This NYT piece argues that the Danish cartoon imbroglio is but one front in a war between Europe's anti-immigration right and the fundamentalist Muslims in Europe's immigrant community.

An excerpt:

"One extreme triggers the other," said Jonas Gahr Store, Norway's foreign minister, arguing that both sides want to polarize the debate at the expense of the moderate majority. "These issues are dangerous because they give the extremes fertile ground."

How did it begin? Oddly, with a decision by a Danish newspaper to commission, and then print, cartoons portraying the Prophet Muhammad in whatever light cartoonists chose to put him.

The newspaper's culture editor, Fleming Rose, says he intended simply to test cartoonists to see if they were self-censoring their work, out of fear of violence from Islamic radicals. He cited a Danish comedian, who said in an interview that he had no problem urinating on the Bible but that he would not dare do the same to the Koran.

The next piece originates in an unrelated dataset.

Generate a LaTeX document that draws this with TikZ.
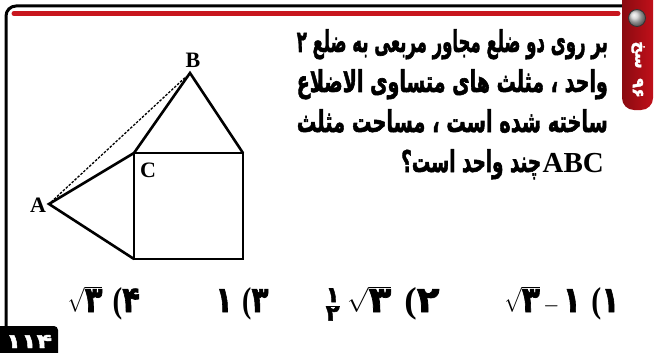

"Some Muslims try to impose their religious taboos in the public domain," said Mr. Rose. "In my book, that's not asking for my respect, it's asking for my submission."

Mr. Rose wrote to the Danish Cartoonist Society, inviting cartoonists to depict their interpretation of the Prophet -- whose likeness many devout Muslims believe should never be depicted. Some refused on the grounds that the exercise was a provocation, but a dozen complied.

Mr. Rose said not all 12 drawings would offend Muslims: one depicted a Danish anti-immigration politician in a police lineup, and another lampooned Mr. Rose as an agent provocateur.

"It wasn't meant to insult or hurt anybody's feelings," Mr. Rose said, drawing a distinction between criticizing religious authority, "which goes all the way back to Voltaire and the tradition of the Enlightenment," and the "far greater offense of denigrating a specific ethnic group."

But this did not take place in a political vacuum. Hostile feelings have been growing between Denmark's immigrants and a government supported by the right-wing Danish People's Party, which has pushed anti-immigrant policies. And stereotyping in cartoons has a notorious history in Europe, where anti-Semitic caricatures fed the Holocaust, just as they feed anti-Israeli propaganda in the Middle East today.

The story says that a group of fundamentalist Muslim clerics lobbied some Muslim countries to demand a meeting with Denmark's Prime Minister Anders Fogh Rasmussen. When that didn't happen, they took their show on the road.

The clerics inflamed the response by including in their presentation far more offensive cartoons that never appeared in any newspaper, some depicting Muhammad as a pedophile, a pig or engaged in bestiality.

Now, to this point in my research, I've not seen any other references to such depictions of Muhammad by the cartoonists. Unfortunately, the NYT piece doesn't ask culture editor Fleming Rose if there were such cartoons.

Nor does the article say how the clerics obtained those unpublished cartoons, which is problematic for me.

Here's how the piece ends:

Mr. Rose offered a distinction between respecting other people's faith, which he favors, and obeying someone else's religious taboos, which he said society has no obligation to do.

But whether his exercise had achieved his stated goal -- of forcing citizens to think about their submission to someone else's taboos -- it was clear that it had helped extremists on both sides who would keep Europe and the Muslim world from understanding each other.